Power Cores drop from any enemy classed as an Abyss enemy. A fast, low-pressure farming route is to fast travel to the Ironwood fast travel point (where the tree man NPC normally stands) and run off the south side of the mountain. Just below the cliff is a cluster of small mounds that spawn stone worms, which are easy to defeat and drop Power Cores reliably. Players can either melee the worms for the drop or try to yank the orb out of their core with an axiom grab, though the grab is risky without practice.
If this is the first time approaching Kuku crafting, check in with the provisions manager at the Greymane Camp. He automatically stores Power Cores that the player picked up before the Kuku Pot menu was properly unlocked, so there is often a free stockpile waiting on arrival.
The second kind of core is labeled "Core of" followed by a name, for example Core of Expiation. These are unrelated to Power Cores despite the similar naming, and they are rewarded for completing a Sanctum of the matching name. To earn a specific core, visit the matching sanctum. For Core of Expiation, travel to the Sanctum of Expiation on King's Shield Mountain. After the sanctum is cleared, interact with the light panel at the front, draw the sword, and sweep the light beam across the ring of small panels on the structure. Release the light on each panel individually rather than holding across them, treating it like a short rhythm press rather than a continuous trace.

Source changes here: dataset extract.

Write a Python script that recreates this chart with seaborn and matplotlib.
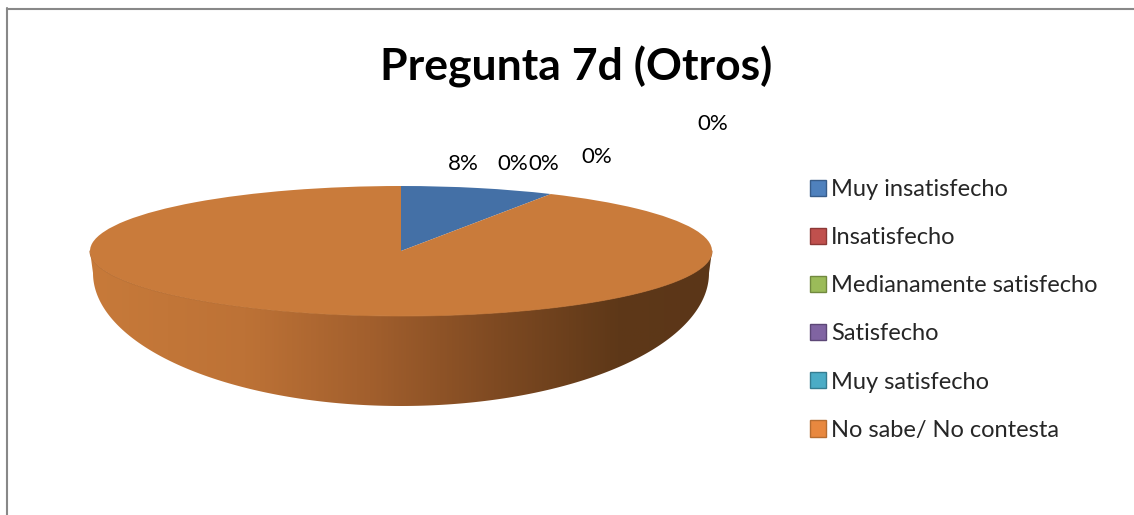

Once every panel is lit, the crafting item pops out of the top of the sanctum. Pick it up and bank it in the Kuku Pot immediately. Sanctum cores may not reset on a given playthrough, so losing one can mean permanently losing access to a recipe it unlocks. Be deliberate about which core is traded into which craft.
The trickiest material for the Kuku Transmission 999K Pack chain is the Peddler's Pack. It does not strictly have to be the Peddler's Pack specifically, any roadside merchant backpack will do, but the Peddler's variant is the easiest to farm. Travel to Hernand and position on the bridge where merchants regularly cross. When a merchant carrying a visible backpack walks past, draw the sword. The merchant will drop the pack out of fear without taking any damage. Do not actually attack the merchant, as that counts as a crime. Picking the dropped pack up technically counts as theft, so equipping the thief gloves beforehand avoids the criminal flag.
Once a backpack craft is completed, equip it as a Tools item in the inventory. Activation uses the same left trigger + right trigger combo as the master dodge circle, so players who run the dodge circle should unequip it first to avoid conflicting inputs. With the pack equipped and no circle interfering, the trigger combo summons the pack's effect, whether that is the Mysterious Shop, a turret drone, an elemental spitter, or an inventory cleanse via the 999K merchant.